De voorzieningenrechter heeft het verzoek om voorlopige voorziening afgewezen en aangegeven dat er geen aanleiding is voor een proceskostenveroordeling. De uitspraak is openbaar gemaakt op 12 januari 2024, en tegen deze uitspraak staat geen hoger beroep of verzet open.

Uitspraak

uitspraak

RECHTBANK DEN HAAG

Zittingsplaats Utrecht Bestuursrecht zaaknummer: NL23.36474
uitspraak van de voorzieningenrechter in de zaak tussen

[verzoeker] , verzoeker V-nummer: [V-nummer]

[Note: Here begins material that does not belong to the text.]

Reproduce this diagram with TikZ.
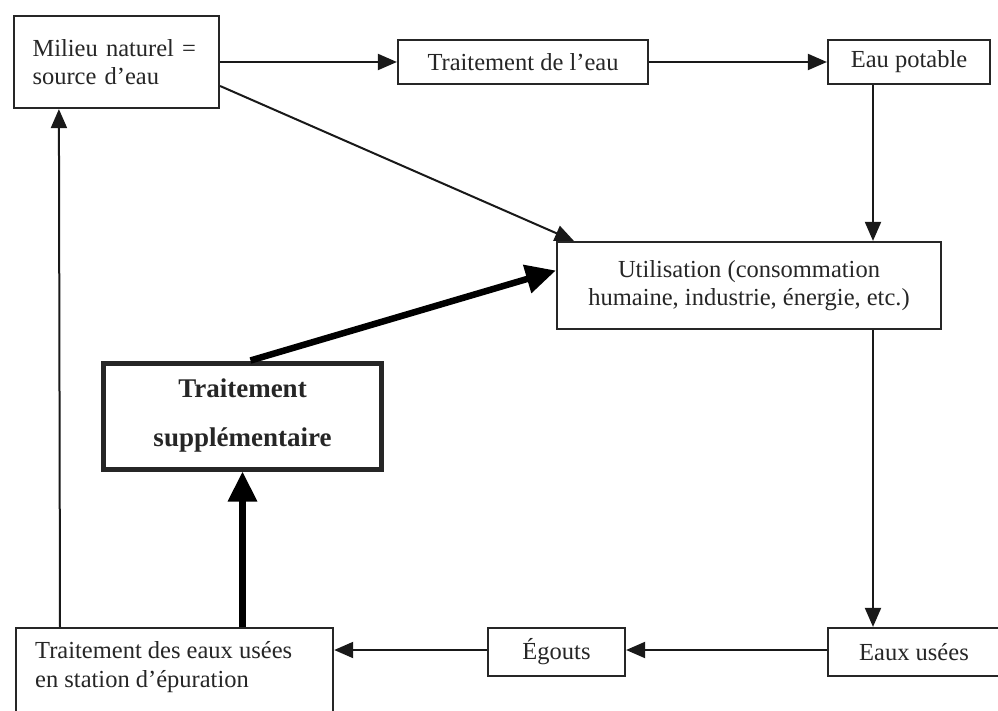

(gemachtigde: mr. M.M. Volwerk), en
de Staatssecretaris van Justitie en Veiligheid, verweerder (gemachtigde: mr. W. Epema).

Procesverloop

Bij besluit van 13 november 2023 (het bestreden besluit) heeft verweerder de aanvraag van verzoeker tot het verlenen van een verblijfsvergunning asiel voor bepaalde tijd in de verlengde procedure afgewezen als kennelijk ongegrond.
Verzoeker heeft tegen het bestreden besluit beroep ingesteld. Hij heeft verder de voorzieningenrechter verzocht om een voorlopige voorziening te treffen.
Verweerder heeft een verweerschrift ingediend.
De voorzieningenrechter heeft het verzoek, tezamen met de beroepszaak NL23.36473, op 5 januari 2024 op zitting behandeld. Verzoeker is verschenen, bijgestaan door zijn gemachtigde. Verweerder heeft zich laten vertegenwoordigen door zijn gemachtigde.

Overwegingen

1. Bij uitspraak van vandaag, zaaknummer NL23.36473, heeft de rechtbank uitspraak gedaan op het beroep. Een voorlopige voorziening is daarom niet meer nodig. De voorzieningenrechter wijst het verzoek om die reden af. Voor een proceskostenveroordeling bestaat geen aanleiding.

Beslissing

De voorzieningenrechter wijst het verzoek om voorlopige voorziening af.
Deze uitspraak is gedaan door mr. R.J.A. Schaaf, voorzieningenrechter, in aanwezigheid van
N.J. Biswane, griffier.
zaaknummer: NL23.36474
2
De uitspraak is uitgesproken in het openbaar en bekendgemaakt op:
12 januari 2024

Documentcode: [documentcode]

Tegen deze uitspraak staat geen hoger beroep of verzet open.